*Mar 2019*

tl;dr: Create a spatial transformer module to learn invariance to translation, scale, rotation and warping.

The STN module transforms data to a canonical, expected pose for easier classification. It can also help localization and is itself a special type of attention.

- Three steps in a STN
- Learn the affine transformation parameters (B x 6) with localization network.
- Generate sampling grid.
`torch.nn.functional.affine_grid`

- Sample with sampling grid.
`torch.nn.functional.grid_sample`

- STN with a more contrained attention transformation (only scale and translation) can be used for weakly supervised localization with only image level labels. This leads to applications such as OCR (Robust Scene Text Recognition with Automatic Rectification
`CVPR 2016`). - STN is generally only inserted after input. It can also be inerted after the first few convolution layers (when the spatial semantics is still strong) to boost performance.
- Multiple STN can be used together to capture different part of the image for fine grained classification tasks (such as recognizing the different bird species in CUB dataset).

- The localization network regresses only a few numbers (6 for affine transform and 8 for perspective transform, and NxN for thin-plate-spline transform). This adds to very little computation overhead.
- The input and output of Spatial Transformer has the same number of channels, but may have different spatial resolution.
- The sampling used bilinear interpolation, which can be written out in a surprisingly concise form.

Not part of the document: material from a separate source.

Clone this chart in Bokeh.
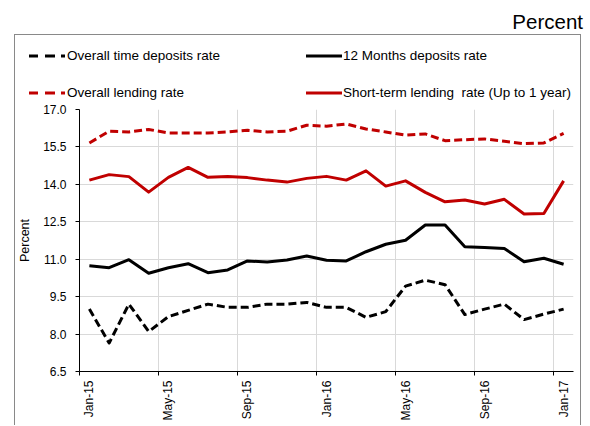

- For co-localization tasks, it seems that this only works if there is only one object in the image.
- Why the transformed image is upright? What enforces it?
- A: The augmented dataset did not do an isotropic augmentation, but rather a restricted augmentation around the upright postion. Therefore, “the transformation of inputs for all ST models leads to a “standard” upright posed digit – this is the mean pose found in the training data”.

- Bilinear filtering and trilinear filtering.
- There is a very nice way to visualize bilinear interpolation wrt the weights.
- Bilinear filtering works very well when the resampled size is between half and double th original size, beyond which the performance begin to degrade due to alias and missing information. This is because the bilinear interpolation only accounts for the nearest four neighbors.
- Trilinear filtering largely resolves aliasing by sampling two nearest image stack from the image pyramid (a mipmap) with bilinear interpolation first and then combine them with a linear interpolation.
- Trilinear filtering is not to be confused with trilinear interpolation, which usually applies on a 3D regular grid image

- PyTorch tutorial. Note that
`torch.nn.functional.affine_grid`

and`torch.nn.functional.grid_sample`

are specifically developed to help build STN faster. - Tensorflow implementation
- There is a pytorch repo on thin-plate-spline with very interesting visualization.